» **What you are asked to do**
The records below must be output exactly, without pictures.

» **Material supplied**
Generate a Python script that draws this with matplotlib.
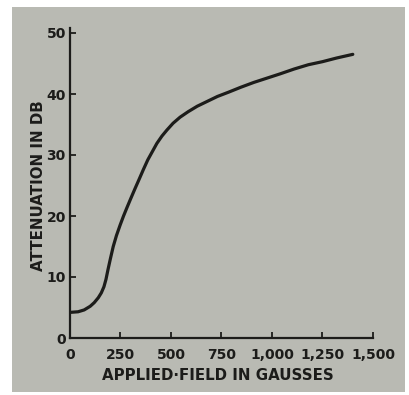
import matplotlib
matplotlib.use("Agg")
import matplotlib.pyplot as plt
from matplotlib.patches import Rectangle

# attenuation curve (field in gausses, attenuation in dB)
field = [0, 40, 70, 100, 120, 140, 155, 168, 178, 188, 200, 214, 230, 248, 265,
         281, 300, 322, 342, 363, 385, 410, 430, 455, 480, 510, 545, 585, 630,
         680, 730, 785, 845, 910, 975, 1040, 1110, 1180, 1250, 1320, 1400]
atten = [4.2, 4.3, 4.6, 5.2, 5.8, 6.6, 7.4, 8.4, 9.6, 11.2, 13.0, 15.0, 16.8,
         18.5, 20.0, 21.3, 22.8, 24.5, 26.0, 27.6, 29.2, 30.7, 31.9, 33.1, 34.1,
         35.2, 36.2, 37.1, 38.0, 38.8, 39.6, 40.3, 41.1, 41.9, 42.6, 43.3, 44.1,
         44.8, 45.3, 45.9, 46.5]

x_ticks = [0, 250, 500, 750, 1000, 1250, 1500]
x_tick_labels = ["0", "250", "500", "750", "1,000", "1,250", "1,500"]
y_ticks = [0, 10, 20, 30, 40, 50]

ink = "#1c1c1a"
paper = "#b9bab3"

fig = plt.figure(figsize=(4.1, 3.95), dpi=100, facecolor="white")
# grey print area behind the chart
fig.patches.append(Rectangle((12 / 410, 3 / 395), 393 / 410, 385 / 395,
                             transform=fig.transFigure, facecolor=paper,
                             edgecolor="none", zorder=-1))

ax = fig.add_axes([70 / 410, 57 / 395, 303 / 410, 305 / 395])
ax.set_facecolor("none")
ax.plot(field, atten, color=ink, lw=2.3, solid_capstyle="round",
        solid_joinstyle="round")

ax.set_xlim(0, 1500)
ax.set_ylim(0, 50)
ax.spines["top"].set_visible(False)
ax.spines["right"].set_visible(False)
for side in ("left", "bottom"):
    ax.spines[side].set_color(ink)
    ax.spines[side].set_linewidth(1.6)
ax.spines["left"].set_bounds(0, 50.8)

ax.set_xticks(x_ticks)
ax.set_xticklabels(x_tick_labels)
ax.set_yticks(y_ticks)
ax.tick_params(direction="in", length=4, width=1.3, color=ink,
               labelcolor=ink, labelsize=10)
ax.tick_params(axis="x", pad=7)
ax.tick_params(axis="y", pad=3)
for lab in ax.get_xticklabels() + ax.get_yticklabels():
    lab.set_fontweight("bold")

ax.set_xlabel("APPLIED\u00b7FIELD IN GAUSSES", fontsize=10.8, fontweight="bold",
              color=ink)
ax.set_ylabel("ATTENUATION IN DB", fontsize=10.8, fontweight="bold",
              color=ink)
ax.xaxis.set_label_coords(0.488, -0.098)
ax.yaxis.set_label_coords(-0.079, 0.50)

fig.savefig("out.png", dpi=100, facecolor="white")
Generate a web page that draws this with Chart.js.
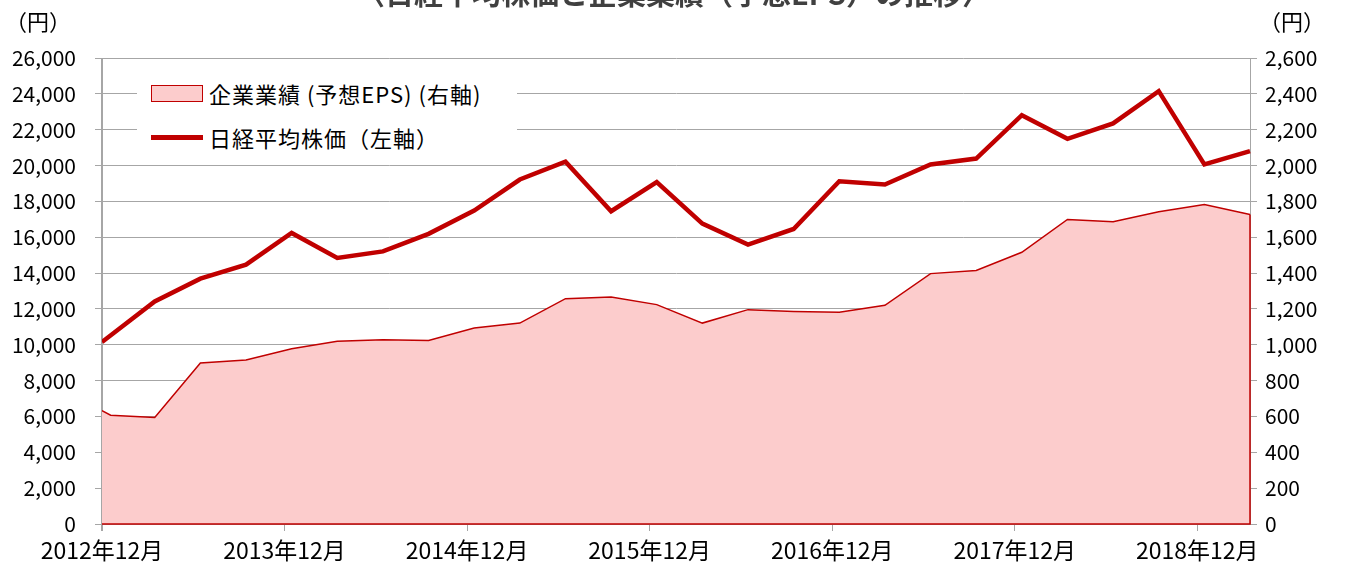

» **Solution to the problem**
Generate a Python script that draws this with matplotlib.
import matplotlib
matplotlib.use("Agg")
import matplotlib.pyplot as plt
from matplotlib.patches import Rectangle

# attenuation curve (field in gausses, attenuation in dB)
field = [0, 40, 70, 100, 120, 140, 155, 168, 178, 188, 200, 214, 230, 248, 265,
         281, 300, 322, 342, 363, 385, 410, 430, 455, 480, 510, 545, 585, 630,
         680, 730, 785, 845, 910, 975, 1040, 1110, 1180, 1250, 1320, 1400]
atten = [4.2, 4.3, 4.6, 5.2, 5.8, 6.6, 7.4, 8.4, 9.6, 11.2, 13.0, 15.0, 16.8,
         18.5, 20.0, 21.3, 22.8, 24.5, 26.0, 27.6, 29.2, 30.7, 31.9, 33.1, 34.1,
         35.2, 36.2, 37.1, 38.0, 38.8, 39.6, 40.3, 41.1, 41.9, 42.6, 43.3, 44.1,
         44.8, 45.3, 45.9, 46.5]

x_ticks = [0, 250, 500, 750, 1000, 1250, 1500]
x_tick_labels = ["0", "250", "500", "750", "1,000", "1,250", "1,500"]
y_ticks = [0, 10, 20, 30, 40, 50]

ink = "#1c1c1a"
paper = "#b9bab3"

fig = plt.figure(figsize=(4.1, 3.95), dpi=100, facecolor="white")
# grey print area behind the chart
fig.patches.append(Rectangle((12 / 410, 3 / 395), 393 / 410, 385 / 395,
                             transform=fig.transFigure, facecolor=paper,
                             edgecolor="none", zorder=-1))

ax = fig.add_axes([70 / 410, 57 / 395, 303 / 410, 305 / 395])
ax.set_facecolor("none")
ax.plot(field, atten, color=ink, lw=2.3, solid_capstyle="round",
        solid_joinstyle="round")

ax.set_xlim(0, 1500)
ax.set_ylim(0, 50)
ax.spines["top"].set_visible(False)
ax.spines["right"].set_visible(False)
for side in ("left", "bottom"):
    ax.spines[side].set_color(ink)
    ax.spines[side].set_linewidth(1.6)
ax.spines["left"].set_bounds(0, 50.8)

ax.set_xticks(x_ticks)
ax.set_xticklabels(x_tick_labels)
ax.set_yticks(y_ticks)
ax.tick_params(direction="in", length=4, width=1.3, color=ink,
               labelcolor=ink, labelsize=10)
ax.tick_params(axis="x", pad=7)
ax.tick_params(axis="y", pad=3)
for lab in ax.get_xticklabels() + ax.get_yticklabels():
    lab.set_fontweight("bold")

ax.set_xlabel("APPLIED\u00b7FIELD IN GAUSSES", fontsize=10.8, fontweight="bold",
              color=ink)
ax.set_ylabel("ATTENUATION IN DB", fontsize=10.8, fontweight="bold",
              color=ink)
ax.xaxis.set_label_coords(0.488, -0.098)
ax.yaxis.set_label_coords(-0.079, 0.50)

fig.savefig("out.png", dpi=100, facecolor="white")
Generate a web page that draws this with Chart.js.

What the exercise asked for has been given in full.